Tajikistan is not party to the 1954 or 1961 Conventions; however, it is a party to the Convention on the Rights of the Child, which includes the right of every child to acquire a nationality and immediate birth registration.
A government pilot project launched in 2014 identified 11,207 children who were stateless or of undetermined nationality. By the end of 2017, 6,911 of them acquired or confirmed Tajik nationality. Statelessness in Tajikistan primarily emerged after the dissolution of the former Soviet Union. The majority of persons at risk of statelessness are former USSR citizens who left Tajikistan under the existing Constitution and who have subsequently returned to Tajikistan. The main causes of statelessness are migration, gaps in nationality legislation, and policy or administrative obstacles preventing the acquisition of nationality.
Additionally, parents with undetermined nationality face challenges in registering the births of their children. The national authorities will not issue a birth certificate for the newly born child of parents without identity documentation, leaving the child at risk of statelessness. If not addressed, the problem of statelessness has the potential to grow exponentially.

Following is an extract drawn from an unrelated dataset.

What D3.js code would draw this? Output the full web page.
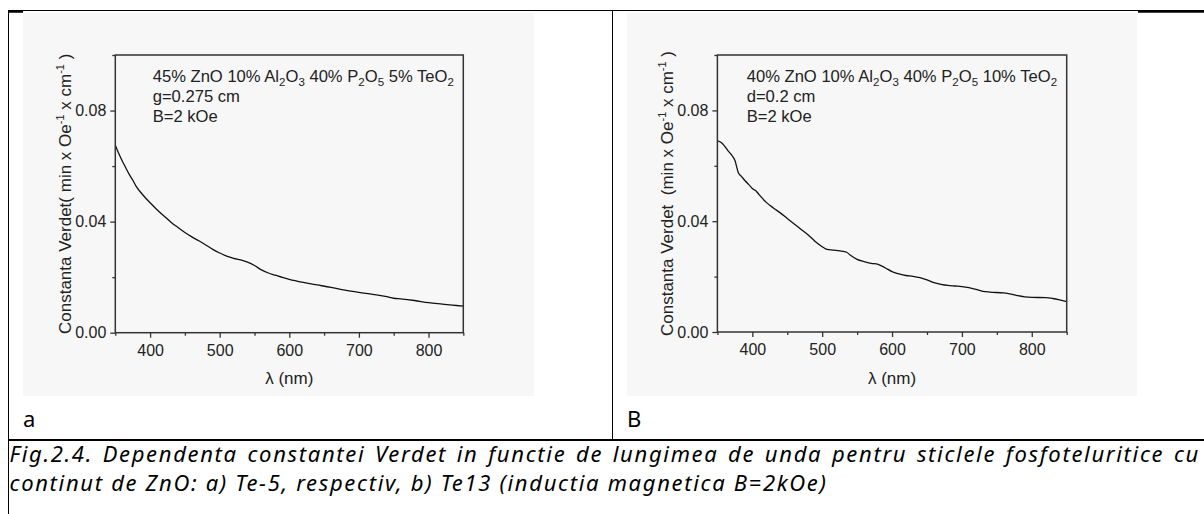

Jumagul and Ergash’s family was stateless. After Jumagul was recognized as a citizen of Tajikistan, the children were able to acquire birth certificates, an important step in acquiring Tajik nationality. Khatlon region, Tajikistan ©UNHCR
1. Improve birth registration to prevent statelessness
Goal: Jointly advocate for bringing national legislation and CRVS procedures in line with international human rights standards, which ensure all children born on the territory have access to birth registration and the right to nationality.